SAN ANTONIO – If you wear the badge, it’s a risk you take every day.
"No officer comes to work expecting or wanting to use deadly force,” SAPD Chief William McManus says.
San Antonio Police report three officer-involved shootings this year, and each one is investigated and dissected to make the shooting was justified.
News 4’s Emily Baucum sat down with the chief for an exclusive interview about the emotional toll of officer-involved shootings. It was a candid discussion about a part of the job that haunts everyone, from seasoned veterans to rookie officers.
Ready, aim, fire. Officer Jonathan Welch practices the routine over and over and over.

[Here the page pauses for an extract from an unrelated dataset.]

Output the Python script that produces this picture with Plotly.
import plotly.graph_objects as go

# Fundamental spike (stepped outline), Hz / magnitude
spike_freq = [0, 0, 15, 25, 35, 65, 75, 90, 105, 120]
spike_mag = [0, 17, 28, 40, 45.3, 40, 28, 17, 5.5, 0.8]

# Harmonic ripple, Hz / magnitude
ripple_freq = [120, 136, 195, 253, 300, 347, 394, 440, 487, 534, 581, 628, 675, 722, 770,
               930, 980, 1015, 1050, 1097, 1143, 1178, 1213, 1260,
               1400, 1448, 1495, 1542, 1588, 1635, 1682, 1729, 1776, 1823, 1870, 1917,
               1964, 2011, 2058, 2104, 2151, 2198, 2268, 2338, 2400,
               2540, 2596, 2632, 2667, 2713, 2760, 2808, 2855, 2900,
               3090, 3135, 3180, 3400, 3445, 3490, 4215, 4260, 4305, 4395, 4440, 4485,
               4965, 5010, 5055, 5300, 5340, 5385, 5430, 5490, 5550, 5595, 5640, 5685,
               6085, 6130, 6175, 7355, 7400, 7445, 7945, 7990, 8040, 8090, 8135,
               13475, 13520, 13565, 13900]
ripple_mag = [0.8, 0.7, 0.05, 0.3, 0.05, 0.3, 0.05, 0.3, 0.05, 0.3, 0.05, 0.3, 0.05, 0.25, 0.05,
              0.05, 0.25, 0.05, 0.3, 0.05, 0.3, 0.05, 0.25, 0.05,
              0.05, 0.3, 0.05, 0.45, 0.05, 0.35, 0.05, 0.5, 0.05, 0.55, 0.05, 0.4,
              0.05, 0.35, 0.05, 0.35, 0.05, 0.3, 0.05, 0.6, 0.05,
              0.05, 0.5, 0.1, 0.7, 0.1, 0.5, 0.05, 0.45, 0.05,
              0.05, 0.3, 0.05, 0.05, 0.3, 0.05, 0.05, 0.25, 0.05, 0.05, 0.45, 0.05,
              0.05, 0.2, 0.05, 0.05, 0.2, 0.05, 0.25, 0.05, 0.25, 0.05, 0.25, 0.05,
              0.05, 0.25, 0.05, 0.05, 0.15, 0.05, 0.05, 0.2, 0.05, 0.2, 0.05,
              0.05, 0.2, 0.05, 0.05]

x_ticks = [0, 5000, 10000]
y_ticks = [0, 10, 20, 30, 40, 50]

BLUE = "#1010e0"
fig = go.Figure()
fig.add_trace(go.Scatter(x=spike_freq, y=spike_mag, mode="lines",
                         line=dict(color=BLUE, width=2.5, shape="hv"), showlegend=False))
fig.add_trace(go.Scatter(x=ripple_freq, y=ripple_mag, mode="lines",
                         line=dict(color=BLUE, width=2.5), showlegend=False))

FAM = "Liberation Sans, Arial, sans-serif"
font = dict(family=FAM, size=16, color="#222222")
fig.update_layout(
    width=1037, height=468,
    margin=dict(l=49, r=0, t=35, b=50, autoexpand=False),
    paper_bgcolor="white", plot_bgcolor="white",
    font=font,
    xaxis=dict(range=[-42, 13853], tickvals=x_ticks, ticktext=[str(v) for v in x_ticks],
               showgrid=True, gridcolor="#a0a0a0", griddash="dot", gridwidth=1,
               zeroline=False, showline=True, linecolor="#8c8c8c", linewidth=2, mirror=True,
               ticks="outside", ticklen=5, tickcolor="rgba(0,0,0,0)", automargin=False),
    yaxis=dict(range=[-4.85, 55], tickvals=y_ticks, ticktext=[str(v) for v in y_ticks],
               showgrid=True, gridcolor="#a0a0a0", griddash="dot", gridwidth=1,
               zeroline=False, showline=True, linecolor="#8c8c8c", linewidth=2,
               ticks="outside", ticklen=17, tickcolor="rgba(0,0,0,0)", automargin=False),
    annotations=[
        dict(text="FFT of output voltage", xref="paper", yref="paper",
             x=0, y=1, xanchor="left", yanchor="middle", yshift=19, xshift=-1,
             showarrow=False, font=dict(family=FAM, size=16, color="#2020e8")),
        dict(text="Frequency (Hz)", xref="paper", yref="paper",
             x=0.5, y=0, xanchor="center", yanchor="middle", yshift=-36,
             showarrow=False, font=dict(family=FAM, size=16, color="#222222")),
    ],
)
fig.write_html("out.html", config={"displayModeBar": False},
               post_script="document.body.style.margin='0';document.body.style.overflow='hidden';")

"We get the book knowledge here,” the recent recruit says. “You learn what you're going to be doing when you get out there on the street."
And on the street, he’s never pulled the trigger – but he is prepared.
"The last thing before I go to work: I kiss my kids goodbye, tell my wife that I love her, and then it's off to work and working the overnight shift,” Officer Welch says.
He patrols San Antonio after dark where trouble could lurk around every corner.
"In the back of your mind you always have that thought: what if this goes bad?" Officer Welch says.
That sinking feeling is felt all the way at the top of the ranks.
"Because you literally have seconds,” News 4’s Emily Baucum asks.
"I mean, they happen in a blink of an eye,” Chief McManus says.
And for him, one chase in Washington D.C., more than 30 years ago still haunts his thoughts.
"These guys took off running, guns in hand. I ran, gun in hand,” Chief McManus says. "There's not a week goes by that I don't think about that."
That’s why when officers are involved in shootings he goes straight to the scene.
"They've got to talk with attorneys,” Chief McManus says. “They're interviewed by internal affairs. They're interviewed by the shooting team."
That team prepares a report to evaluate if the shooting was justified – meaning, were lives in grave danger?
The report is reviewed by the Chief and then, the District Attorney’s Office, who can take the case to a grand jury if necessary.
"Every shot that leaves the barrel of that gun is either going to be justified or not justified,” Chief McManus says. “They look at all those factors."
"Say the person fired five shots,” reporter Emily Baucum asks. “Could that team come back and say, well maybe the final two were not necessary?”
“Yes,” he answers.
The officer who fired the gun is put on administrative duty and meets with a psychologist.
"The after effects can be devastating,” Chief McManus says. “They can be devastating."
Over his 38-year career, he’s seen a few officers’ lives crumble after a shooting.
"It impacted their family life in such a way that their wives ended up leaving them,” Chief McManus says. “A friend that I went through the Academy with was killed. His partner – his partner never got over that. Never got over that."
That’s why training is so important – so if that moment ever comes, officers know instinctively how to respond.
"I hope it's something I never have to do,” Officer Welch says. "It's something I'm prepared to do."
And the effects don’t stop there: the suspects’ families will wonder for years if the officer made the right decision. It becomes a public trust issue, and that’s something that gets reinforced in training.
For comparison, San Antonio has had three officer-involved shootings so far in 2013. Austin Police report 2 and Houston Police report eleven.
Chief McManus says the numbers go up and down each year, depending on what officers encounter on the streets, but the benchmark is if all the shootings were justified.